Wednesday 18 September 2019

Treats


We went to see the town of Teulada this morning, because each year they have an international sculpture competition. Blocks of local stone - granite, marble or trachyte - are given to the participants in June, and their work is then judged in September… the works are then displayed in the town. It was foolish of me to have Bernini (or even Tegner) in mind, because when we found these works they did mostly look like big blocks of stone with small bits carved out at the edges….  I am not a sculptor, have never tried carving hard stone, and don't know whether they are having to do this out in the open with hammer and chisel or concealed in a studio somewhere with electric drills, so I have no idea how challenging this competition really is. Fun, anyway.

    

In fact, the beautiful stone stairs in front of the church are more pleasing, to my eye.  The interior, like so many Italian inside spaces, is very very dark. 


Incidentally, the mention of rocks made me look up the geology of Sardinia - which like the British Isles is staggeringly complicated and very old - and, incidentally - not subject to earthquakes. Isn't that a fabulous map?



The town has another whizz arty idea, which is to display nice sun-proof reproductions of works by a painter who was active there in the 1930s, one Cesare Cabras, in the actual places where he sat and painted them. This really is fascinating… you can move around and try to place yourself in the exact position where he must have set up his easel.  Apparently, old folk alive today can identify the people he depicted in his rather good works - for instance, in one large processional painting.  

Otherwise, the town seems a bit down on its uppers. The car population is old, and there are quite a lot of empty shops boarded up.
We went on - westwards, past the large region closed off for military practice (a mini Salisbury plain), and then down towards the coast to find a restaurant which Evan Parker had recommended to us before we left. This is called la Peschieria, at Porto Pino. The landscape levels out into a series of lagoons. He saw flamingoes there. We did not.
The resto is tucked away down dusty hidden tracks, to where a canal feeds seawater into two huge lagoons…. We were the only customers. The elderly waiter spoke no English. But we agreed with his suggestion to have their grand anti-pasto, which is 15 dishes, all sea food.  It was utterly luxurious. My birthday treat. We sat under the sweet shade of a split bamboo roof, with the canal beside us and huge fish jumping out from time to time, like living rainbows. We had tuna, scallops, eel, oysters, mussels, swordfish, sardines, prawns, smoked roe… on and on. It was not just the deliciousness of it all, but the quiet splendour, and the easy beauty of it all.

      


(By comparison, yesterday, on my actual birthday, we had a little picnic lunch at home - tomatoes, cheese, fruit, local crisp bread…. and then for supper a really gorgeous blow-out of supermarket ravioli stuffed with porcini, and served in my own invented sauce of pesto with added oil, garlic and butter).

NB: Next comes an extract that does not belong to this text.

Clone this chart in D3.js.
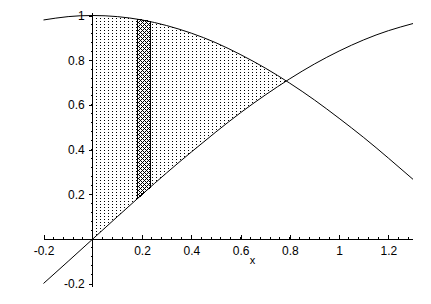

So, after today’s fishy lunch, we headed on west to see Sant’Antiocco - an island now connected to the mainland by a causeway and bridge….  In the heat and mist it looked magical. We had driven through a horticultural district, stopping at a roadside fruit and veggie stall blessedly cool in the heat of the sun due to the shady roof festooned with ivy…. there we bought unusual pears and green tomatoes.    And we stopped at a little Esso garage on the way to the island where the kind man helped us undo the bonnet to fill the washer bottle…. mille graze.  It looks as if there was once a railway to connect the island - that is now a bicycle track. 

The island considers itself essentially to be Ligurian, rather than Sardinian, due to its historic settlement hundreds of years ago by people from the area of Genoa… and they say the architecture reflects that heritage.  Hard to say, really.    But one thing was for sure.. the main street (a kind of Bond Street), graced with an astonishing avenue of huge overarching holm oaks or some other densely evergreen trees, is cool cool cool, and lovely. The harbour is gracious and open with old and new boats, and old ladies sit in the squares and look benevolent, while gnarled old blokes populate the cafes and put the world to rights.

    


Our drive back to our Tiny House was along the real coast road…. one of the most beautiful stretches of land-and-seascape we have ever seen.   Capes, rocks, golden mountains, greenery, chasms, cliffs, blue blue seas, headlands, and with the sun gradually sinking into the hazy skies of the west… all glorious and ineffable.    

 

We have sat at home tonight with a breeze to keep us cool, too full to need anything more to eat, and contemplating our journey north to Bosa tomorrow.  That’s about 3 hours drive, up the west coast. We will probably go back inland to cover most of the distance.